- _Problem details_
Check each line of the listing, and copy it if it contains the word "this".

Records from a data collection
= = = = =
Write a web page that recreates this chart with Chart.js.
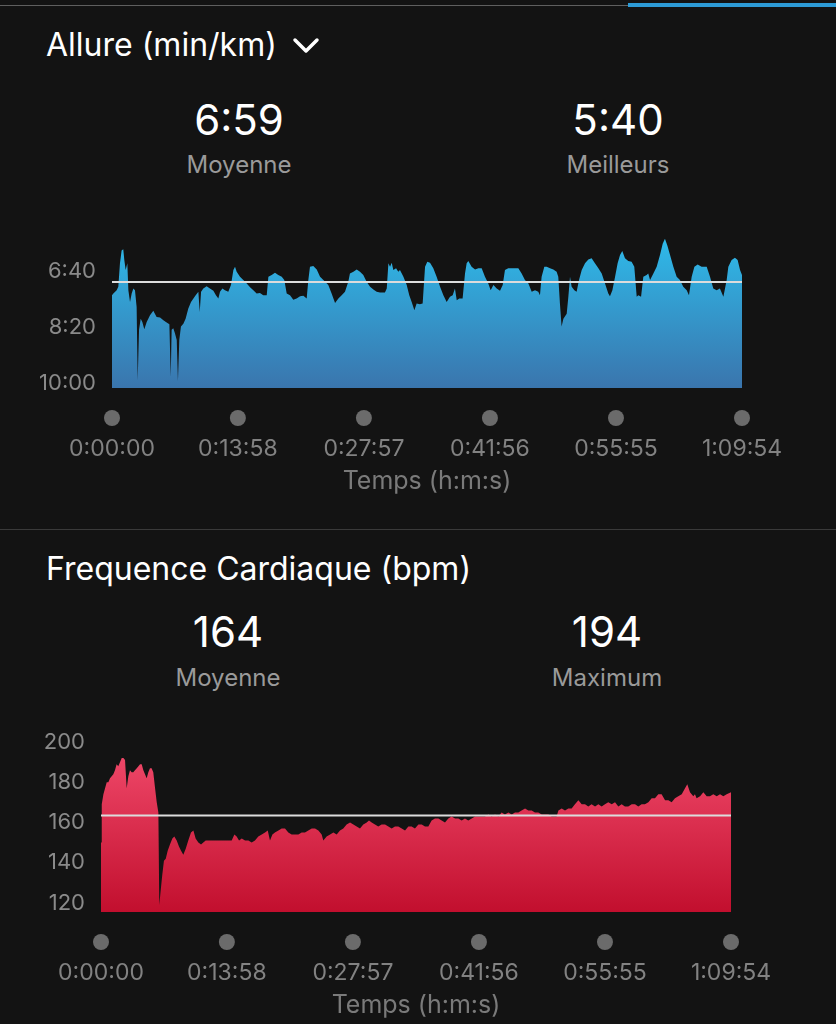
<!DOCTYPE html>
<html lang="fr">
<head>
<meta charset="utf-8">
<script src="https://cdn.jsdelivr.net/npm/chart.js@4.4.1/dist/chart.umd.min.js"></script>
<style>
  html, body { margin: 0; padding: 0; background: #131313; }
  body { width: 836px; height: 1024px; position: relative; overflow: hidden; font-family: Inter, "Noto Sans", sans-serif; color: #fff; }
  .abs { position: absolute; line-height: 1; white-space: nowrap; }
  .title { left: 46px; font-size: 32px; }
  .big { font-size: 42px; transform: translateX(-50%); }
  .sub { font-size: 24px; color: #9a9a9a; transform: translateX(-50%); }
  canvas { position: absolute; left: 0; }
</style>
</head>
<body>
<div class="abs" style="top:5px;left:0;width:836px;height:1px;background:#5f5f5f"></div>
<div class="abs" style="top:3px;left:628px;width:208px;height:4px;background:#2d9bd6"></div>

<div class="abs title" style="top:29px">Allure (min/km)</div>
<svg class="abs" style="left:292px;top:37px" width="28" height="18"><polyline points="3,3 14,14 25,3" fill="none" stroke="#fff" stroke-width="3.5" stroke-linecap="round" stroke-linejoin="round"/></svg>
<div class="abs big" style="left:239px;top:99px">6:59</div>
<div class="abs sub" style="left:239px;top:153px">Moyenne</div>
<div class="abs big" style="left:618px;top:99px">5:40</div>
<div class="abs sub" style="left:618px;top:153px">Meilleurs</div>
<canvas id="paceChart" width="836" height="304" style="top:192px"></canvas>

<div class="abs" style="top:529px;left:0;width:836px;height:1px;background:#3a3a3a"></div>

<div class="abs title" style="top:553px">Frequence Cardiaque (bpm)</div>
<div class="abs big" style="left:228px;top:611px">164</div>
<div class="abs sub" style="left:228px;top:666px">Moyenne</div>
<div class="abs big" style="left:607px;top:611px">194</div>
<div class="abs sub" style="left:607px;top:666px">Maximum</div>
<canvas id="hrChart" width="836" height="318" style="top:702px"></canvas>

<script>
// time axis (seconds)
const timeTicks = [0, 838, 1677, 2516, 3355, 4194];
const timeLabels = ['0:00:00', '0:13:58', '0:27:57', '0:41:56', '0:55:55', '1:09:54'];

// pace (seconds per km)
const paceTicks = [400, 500, 600];
const paceAvg = 419.6;
const paceTime = [0,9,31,42,53,64,75,82,91,102,109,120,131,142,153,164,171,180,191,202,215,231,253,275,297,320,342,364,382,391,397,408,419,431,439,448,459,475,490,508,526,542,557,575,584,593,608,630,652,675,692,708,719,735,752,774,792,808,819,830,852,874,897,919,941,963,985,1007,1030,1041,1063,1085,1107,1130,1147,1163,1185,1207,1229,1252,1274,1296,1307,1318,1340,1363,1385,
  1407,1440,1462,1485,1507,1529,1551,1573,1584,1607,1629,1651,1673,1695,1718,1740,1762,1784,1817,1829,1840,1851,1862,1873,1891,1906,1917,1940,1962,1979,1995,2013,2028,2050,2068,2084,2099,2117,2139,2161,2184,2206,2228,2250,2268,2283,2295,2312,2334,2350,2361,2372,2394,2417,2439,2461,2483,2505,2521,2539,2561,2583,2601,2616,2638,2672,2705,2727,2749,2772,2794,2816,2838,
  2849,2860,2878,2894,2916,2938,2960,2971,2982,2993,3005,3027,3038,3049,3060,3078,3093,3109,3127,3149,3171,3193,3215,3238,3260,3282,3304,3315,3331,3349,3366,3382,3397,3415,3437,3459,3477,3493,3504,3522,3537,3559,3570,3582,3604,3626,3648,3666,3681,3697,3715,3737,3759,3781,3803,3826,3841,3859,3877,3899,3925,3959,3981,4003,4025,4047,4070,4092,4103,4125,4147,4165,4181,4194];
const paceValue = [443,440,434,428,386,363,361,380,398,386,434,455,440,431,434,464,595,505,485,491,504,491,479,471,482,483,488,492,495,589,505,502,511,523,596,523,499,494,485,467,455,449,443,437,473,437,431,427,431,435,443,449,437,431,434,437,425,398,392,401,410,416,422,429,434,440,439,443,443,410,407,403,407,410,416,440,443,451,449,445,444,449,416,392,391,397,410,
  416,425,440,457,449,443,437,419,404,401,397,401,407,419,428,433,437,438,438,431,386,392,385,398,395,401,398,410,425,443,455,470,458,459,458,392,383,385,395,410,428,443,455,446,443,431,452,449,449,404,386,382,392,397,395,395,410,422,434,425,431,435,425,398,395,395,395,404,416,422,437,434,437,
  443,410,392,392,395,397,401,410,458,499,485,476,446,410,428,434,437,416,398,386,379,377,386,395,404,422,440,445,434,410,386,371,364,377,382,383,392,446,443,446,410,407,404,416,404,392,371,351,342,354,371,392,410,416,428,434,443,410,392,388,392,392,410,431,434,431,446,416,392,380,376,380,398,407];

// heart rate (bpm)
const hrTicks = [120, 140, 160, 180, 200];
const hrAvg = 163.5;
const hrTime = [0,5,16,27,38,49,60,71,82,93,104,115,127,138,149,160,171,182,193,204,215,226,238,249,260,271,282,293,304,315,326,337,348,360,371,382,388,397,408,419,431,444,459,475,488,504,519,533,548,564,581,599,615,630,648,666,681,697,715,737,759,781,803,826,848,870,888,903,919,937,959,981,1003,1025,1047,1070,1092,1110,1125,1141,1158,1181,1203,1225,1247,1269,1292,1314,1336,1358,1380,1403,1425,1447,1469,1480,1502,1525,1547,1569,1591,1613,1635,1658,1680,1702,1724,1746,1769,1784,1802,1824,1846,1868,1891,1913,1935,1957,1979,2002,2024,2046,2068,2090,
  2113,2135,2157,2179,2201,2223,2246,2268,2290,2312,2334,2357,2379,2401,2423,2445,2468,2490,2512,2534,2556,2579,2601,2623,2645,2667,2689,2712,2734,2756,2778,2800,2823,2845,2867,2889,2911,2934,2956,2978,3000,3022,3033,3045,3067,3089,3111,3133,3155,3178,3189,3200,3222,3244,3266,3289,3311,3333,3355,3377,3400,3422,3444,3466,3488,3510,3533,3555,3577,3599,3621,3644,3666,3688,3710,3732,3755,3777,3799,3821,3843,3866,3888,3903,3921,3943,3954,3965,3988,4010,4032,4054,4076,4099,4121,4143,4165,4194];
const hrValue = [150,169,174,177,180,180,182,183,184,186,189,188,190,192,192,191,177,183,186,185,185,186,187,188,189,189,186,184,182,185,187,187,185,177,170,165,119,126,134,141,142,146,149,152,153,151,148,146,144,147,151,155,156,152,150,149,150,151,151,151,151,151,151,151,151,151,154,153,151,152,151,151,150,151,153,154,155,156,151,154,155,156,157,157,155,154,154,154,155,155,156,157,157,156,154,151,153,154,155,154,156,157,159,160,159,158,157,159,160,161,160,159,158,159,159,158,157,158,158,157,156,158,158,157,
  159,159,158,158,161,162,162,161,160,162,163,162,162,161,162,161,162,163,163,163,163,164,163,164,163,165,164,165,164,165,165,166,167,166,166,165,165,164,164,164,163,163,163,166,167,166,167,167,169,171,170,169,169,168,169,168,169,168,169,170,169,170,168,169,168,168,169,169,168,169,169,170,172,172,174,174,171,171,170,172,173,174,177,179,175,173,174,172,173,175,173,173,174,173,174,173,174,175];

Chart.defaults.font.family = 'Inter, "Noto Sans", sans-serif';

const dotsPlugin = {
  id: 'dots',
  afterDraw(chart) {
    const ctx = chart.ctx, xs = chart.scales.x, y0 = chart.chartArea.bottom + 30;
    ctx.save();
    ctx.fillStyle = '#6b6b6b';
    xs.ticks.forEach(t => {
      ctx.beginPath();
      ctx.arc(xs.getPixelForValue(t.value), y0, 8, 0, Math.PI * 2);
      ctx.fill();
    });
    ctx.restore();
  }
};

function buildChart(id, times, values, avg, cfg) {
  const points = times.map((t, i) => ({ x: t, y: values[i] }));
  return new Chart(document.getElementById(id), {
    type: 'line',
    data: {
      datasets: [
        {
          order: 2,
          data: points, borderWidth: 0, pointRadius: 0, fill: 'start', tension: 0,
          backgroundColor: ctx => {
            const a = ctx.chart.chartArea;
            if (!a) return cfg.top;
            const g = ctx.chart.ctx.createLinearGradient(0, a.top, 0, a.bottom);
            g.addColorStop(0, cfg.top);
            g.addColorStop(1, cfg.bottom);
            return g;
          }
        },
        {
          order: 1,
          data: [{ x: times[0], y: avg }, { x: times[times.length - 1], y: avg }],
          borderColor: '#dcdcdc', borderWidth: 2, pointRadius: 0, fill: false
        }
      ]
    },
    options: {
      responsive: false,
      animation: false,
      events: [],
      layout: { padding: { top: 40, right: cfg.right, bottom: 0, left: 0 } },
      plugins: { legend: { display: false }, tooltip: { enabled: false } },
      scales: {
        x: {
          type: 'linear', min: 0, max: 4194,
          grid: { display: false, drawTicks: false }, border: { display: false },
          afterBuildTicks: s => { s.ticks = timeTicks.map(v => ({ value: v })); },
          afterFit: s => { s.height = 108; },
          ticks: { padding: 47, color: '#828282', font: { size: 23 }, maxRotation: 0, autoSkip: false,
                   callback: (v, i) => timeLabels[i] },
          title: { display: true, text: 'Temps (h:m:s)', color: '#7a7a7a', font: { size: 25 }, padding: 0 }
        },
        y: {
          type: 'linear', min: cfg.min, max: cfg.max, reverse: cfg.reverse,
          grid: { display: false, drawTicks: false }, border: { display: false },
          afterBuildTicks: s => { s.ticks = cfg.ticks.map(v => ({ value: v })); },
          afterFit: s => { s.width = cfg.left; },
          ticks: { padding: 16, color: '#8a8a8a', font: { size: 22 }, callback: cfg.format }
        }
      }
    },
    plugins: [dotsPlugin]
  });
}

function fmtPace(v) {
  return Math.floor(v / 60) + ':' + String(v % 60).padStart(2, '0');
}

buildChart('paceChart', paceTime, paceValue, paceAvg, {
  min: 330, max: 609, reverse: true, ticks: paceTicks, format: fmtPace,
  left: 112, right: 94, top: '#2ebdec', bottom: '#3a75ad'
});

buildChart('hrChart', hrTime, hrValue, hrAvg, {
  min: 115.5, max: 200, reverse: false, ticks: hrTicks, format: v => String(v),
  left: 101, right: 105, top: '#f24c6d', bottom: '#c20f2e'
});
</script>
</body>
</html>
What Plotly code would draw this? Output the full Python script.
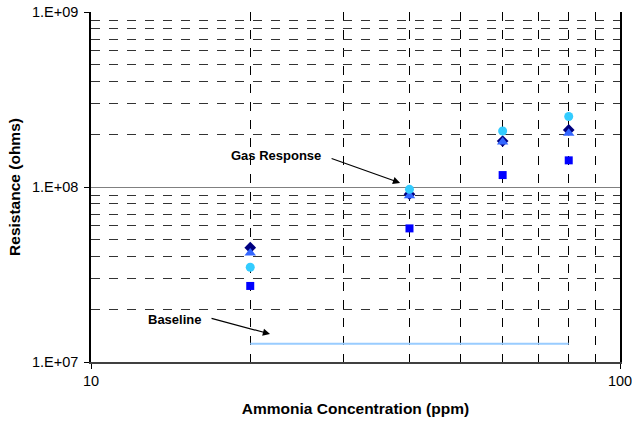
= = = = =
- _Answer to the problem_
Write a web page that recreates this chart with Chart.js.
What Plotly code would draw this? Output the full Python script.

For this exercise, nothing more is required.